Sunday, 5 December 2010

'Pennies for the poor' on tuition fees are a political ploy for unprincipled Lib Dems

When I started at University College, Durham University in 1993, one of the more drunken fresher's week nights resulted in me and my friends witnessing a group second year "rahs" (short-hand for Hoorah Henry), throwing copper coins down onto the cobbled street below, amidst shrill cries of "pennies for the poor".  It is hard to think of a worse case of 'gown' insulting 'town'.

The reason I mention this is that it sprung to mind when I read of the Coalition's recent fop to the Lib Dems - the claim that 18,000 of the most deprived university students will ave their tuition fees paid by the Government for two years.  This ploy is designed to allow Clegg and co. to claim that the policy of making students pay for their higher eduction is somehow socially progressive because of the assistance that is offered to those at the bottom of the proverbial heap.  It would be like the assertion that a hospital which charged most of patients was somehow socially progressive because it didn't charge a few paupers. 
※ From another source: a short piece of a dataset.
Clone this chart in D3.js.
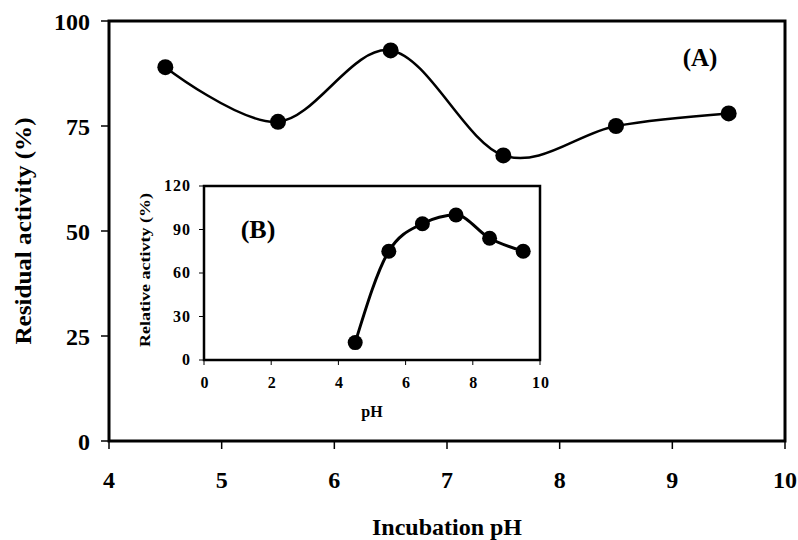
<!DOCTYPE html>
<html><head><meta charset="utf-8">
<script src="https://cdn.jsdelivr.net/npm/d3@7"></script>
<style>body{margin:0;background:#fff}svg{display:block}text{font-family:"Liberation Serif","Times New Roman",serif;font-weight:bold;fill:#000}</style>
</head><body><svg id="c" width="798" height="540"></svg>
<script>
const mainPH = [4.5, 5.5, 6.5, 7.5, 8.5, 9.5];
const residualActivity = [89, 76, 93, 68, 75, 78];
const insetPH = [4.5, 5.5, 6.5, 7.5, 8.5, 9.5];
const relativeActivity = [12, 75, 94, 100, 84, 75];
const mainXTicks = [4, 5, 6, 7, 8, 9, 10];
const mainYTicks = [0, 25, 50, 75, 100];
const insetXTicks = [0, 2, 4, 6, 8, 10];
const insetYTicks = [0, 30, 60, 90, 120];

const svg = d3.select("#c");

// Main chart
const x = d3.scaleLinear().domain([4, 10]).range([109, 785]);
const y = d3.scaleLinear().domain([0, 100]).range([441, 21]);

const g = svg.append("g");
g.append("rect").attr("x", x(4)).attr("y", y(100)).attr("width", x(10) - x(4)).attr("height", y(0) - y(100))
  .attr("fill", "none").attr("stroke", "#000").attr("stroke-width", 3);
g.selectAll(".xt").data(mainXTicks).enter().append("line")
  .attr("x1", d => x(d)).attr("x2", d => x(d)).attr("y1", y(0)).attr("y2", y(0) + 8)
  .attr("stroke", "#000").attr("stroke-width", 1.5);
g.selectAll(".xl").data(mainXTicks).enter().append("text")
  .attr("x", d => x(d)).attr("y", 488).attr("text-anchor", "middle").attr("font-size", 24).text(d => d);
g.selectAll(".yt").data(mainYTicks).enter().append("line")
  .attr("x1", x(4) - 8).attr("x2", x(4)).attr("y1", d => y(d)).attr("y2", d => y(d))
  .attr("stroke", "#000").attr("stroke-width", 1.5);
g.selectAll(".yl").data(mainYTicks).enter().append("text")
  .attr("x", 90).attr("y", d => y(d) + 9).attr("text-anchor", "end").attr("font-size", 24).text(d => d);

const line = d3.line().x(d => x(d[0])).y(d => y(d[1])).curve(d3.curveCardinal.tension(0));
const mainData = mainPH.map((p, i) => [p, residualActivity[i]]);
g.append("path").datum(mainData).attr("d", line).attr("fill", "none").attr("stroke", "#000").attr("stroke-width", 2.5);
g.selectAll(".pt").data(mainData).enter().append("circle")
  .attr("cx", d => x(d[0])).attr("cy", d => y(d[1])).attr("r", 8).attr("fill", "#000");

svg.append("text").attr("transform", "translate(31,231) rotate(-90)").attr("text-anchor", "middle")
  .attr("font-size", 24).attr("textLength", 227).attr("lengthAdjust", "spacingAndGlyphs").text("Residual activity (%)");
svg.append("text").attr("x", 447).attr("y", 535).attr("text-anchor", "middle").attr("font-size", 24)
  .attr("textLength", 150).attr("lengthAdjust", "spacingAndGlyphs").text("Incubation pH");
svg.append("text").attr("x", 700).attr("y", 66).attr("text-anchor", "middle").attr("font-size", 25).text("(A)");

// Inset chart
const xi = d3.scaleLinear().domain([0, 10]).range([204, 540]);
const yi = d3.scaleLinear().domain([0, 120]).range([360, 186]);
const gi = svg.append("g");
gi.append("rect").attr("x", xi(0)).attr("y", yi(120)).attr("width", xi(10) - xi(0)).attr("height", yi(0) - yi(120))
  .attr("fill", "#fff").attr("stroke", "#000").attr("stroke-width", 2.5);
gi.selectAll(".xt").data(insetXTicks).enter().append("line")
  .attr("x1", d => xi(d)).attr("x2", d => xi(d)).attr("y1", yi(0)).attr("y2", yi(0) + 5)
  .attr("stroke", "#000").attr("stroke-width", 1);
gi.selectAll(".xl").data(insetXTicks).enter().append("text")
  .attr("x", d => xi(d) + 1).attr("y", 388).attr("text-anchor", "middle").attr("font-size", 16)
  .attr("letter-spacing", 1).text(d => d);
gi.selectAll(".yt").data(insetYTicks).enter().append("line")
  .attr("x1", xi(0) - 5).attr("x2", xi(0)).attr("y1", d => yi(d)).attr("y2", d => yi(d))
  .attr("stroke", "#000").attr("stroke-width", 1);
gi.selectAll(".yl").data(insetYTicks).enter().append("text")
  .attr("x", 191).attr("y", d => yi(d) + 5).attr("text-anchor", "end").attr("font-size", 16)
  .attr("letter-spacing", 1).text(d => d);

const linei = d3.line().x(d => xi(d[0])).y(d => yi(d[1])).curve(d3.curveMonotoneX);
const insetData = insetPH.map((p, i) => [p, relativeActivity[i]]);
gi.append("path").datum(insetData).attr("d", linei).attr("fill", "none").attr("stroke", "#000").attr("stroke-width", 3);
gi.selectAll(".pt").data(insetData).enter().append("circle")
  .attr("cx", d => xi(d[0])).attr("cy", d => yi(d[1])).attr("r", 7.5).attr("fill", "#000");

svg.append("text").attr("transform", "translate(150,270) rotate(-90)").attr("text-anchor", "middle")
  .attr("font-size", 14).attr("textLength", 154).attr("lengthAdjust", "spacingAndGlyphs").text("Relative activty (%)");
svg.append("text").attr("x", 372).attr("y", 417).attr("text-anchor", "middle").attr("font-size", 16).text("pH");
svg.append("text").attr("x", 258).attr("y", 238).attr("text-anchor", "middle").attr("font-size", 26).text("(B)");
</script></body></html>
Could a private general hospital (thankfully we don't have such monstrosities here, as they do in the US) be regarded as socially 'progressive' for bestowing some of its wondrous services on the needy - pennies for the poor - or should the concept of charity or fairness go beyond the mere offering of assistance to some, and look at wider principles?

And so it is with the offer by the Government to pay the fees of the 18,000 'lucky' students.  It appears, on the surface, a 'socially progressive' measure, as is the raising of the threshold at which graduates must repay their debt from £15k to £21k.  But this is at best window dressing, and at worst a deliberately misleading ruse.  For the paying of fees for 18,000 is but a drop in the ocean, but pennies from on high.  Out of the record 482,000 university students enrolled in 2010, 18,000 represents 3%.  If someone were to tell me as I drove my young daughter to casualty, that I had a 3% chance that the hospital may decide to treat her for free, I doubt I would be much impressed by this indication of the benevolence of the socially progressive government. 

The Lib Dems campaigned noisily in the 2010 General Election for more honesty in politics.  So let's just be honest about tuition fees shall we?  A socially progressive policy would be one which sought to ensure that there was equality of opportunity for students at age 18 as they decided upon first, whether to go to university and second, which.  Anything which makes students from less well-off backgrounds have any doubt about whether they or their families can afford to attend university is socially regressive, not progressive.  Labour sadly broke the bond which society previously had with its young people that if they succeeded at school they would be supported through university.  This government has not merely opened the door a little further, it has kicked it down. 

'Pennies for the poor' in previous centuries may well have helped feed a few poor people and assuaged the guilt of the well-off.  But such 'charity' was opposed then and should be opposed now for being no more than a token, designed not to make society fairer or even to allieviate poverty.  The Lib Dems are discovering, much to my amusement, that principles must be fought for and defended - they cannot be paid for with pennies.